Logo estará no ar um canal de comunicação direta com as garotas. Recorrendo à tecnologia de Inteligência Artificial, o MP e a Microsof criaram a Maia (Minha Amiga Inteligência Oficial). Trata-se de um bot que vai dialogar com as meninas de forma descontraída sobre namoro seguro e saudável. “A Maia está sendo treinada e deve entrar em ação até o final do ano”, conta Valéria. “Ela não armazenará dados. Vai funcionar como uma boa amiga, que ouve confidências e aconselha.”
“Sou de uma família de educadores. Meu pai era professor da Faculdade de Direito da USP e minha mãe dava aulas em um cursinho preparatório para juízes. Sempre acreditei na educação como forma de disseminar conhecimentos e transformar a realidade. É isso que procuro aplicar na minha atuação como promotora” Valéria Scarance
Para a promotora, divulgar informações corretas é fundamental. Por isso tem se preocupado também com a mídia tradicional. Reconhece que ela tem importante papel mobilizador e uma grande responsabilidade nas mãos. “Graças aos veículos de comunicação não precisamos mais explicar as leis Maria da Penha e do Feminicídio”, diz. “Mas sinto que os profissionais da área precisam de apoio para entender que sua atuação tem grande poder. Que precisam se aproximar com cuidado das vítimas de violência, pois muitas têm medo de se expor e sofrer julgamento moral”, observa. Para isso, na Pontifícia Universidade Católica (PUC-SP), onde é professora, Valéria criou a disciplina optativa “Mulher, mídia e violência: como o jornalismo pode contribuir para mudar a realidade?”. A matéria é oferecida a duas turmas, uma só de estudantes de jornalismo e outra para alunos dos demais cursos da instituição. “Proponho um olhar multidisciplinar sobre o assunto, trazendo jornalistas que trabalham com o tema na grande imprensa e profissionais de várias áreas”, explica. Ela é uma voz de referência procurada pela imprensa para comentar os casos de violência doméstica de maior repercussão.

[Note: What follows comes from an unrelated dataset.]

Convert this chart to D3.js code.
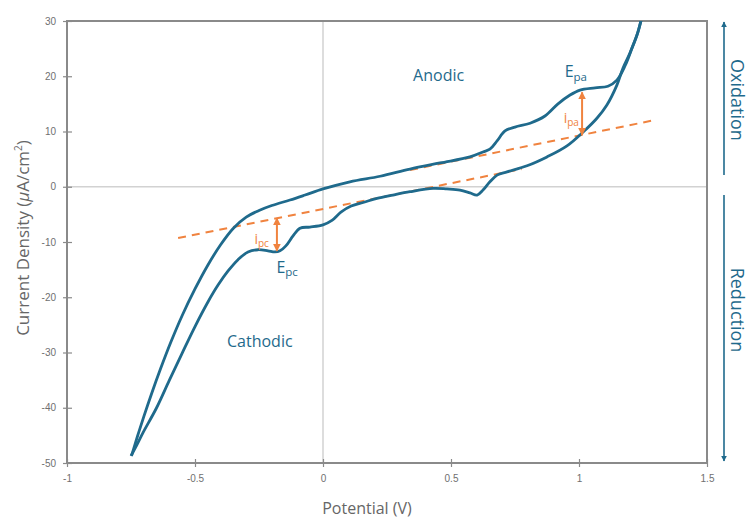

Formada em direito em 1994, na PUC-SP, especializou-se em gênero e enfrentamento da violência contra a mulher. É autora do livro Lei Maria da Penha: O Processo Penal no Caminho da Efetividade, e, até março de 2017, foi coordenadora nacional da Comissão Permanente de Combate à Violência Doméstica e Familiar contra a Mulher, criada pelo Grupo Nacional de Direitos Humanos, do Conselho Nacional de Procuradores-Gerais. Em 2013 representou o Ministério Público brasileiro, em uma reunião da Organização das Nações Unidas, em Bangkok, que discutiu a elaboração de um manual para atuar em violência de gênero. No ano seguinte participou do programa Combating Domestic Violence, nos Estados Unidos.
O impacto de Valéria
De acordo com a pesquisa Visível e Invisível 2019, do Fórum Brasileiro de Segurança Pública, 42% das mulheres entre 16 e 24 anos sofreram algum tipo de violência em 2018. O programa #NamoroLegal fala diretamente com esse público, pela internet, trabalhando a prevenção. Lançada este ano, a disciplina optativa da PUC-SP atinge, em duas turmas, 50 estudantes, que vão se formar jornalistas mais conscientes da sua atuação na cobertura de violência doméstica.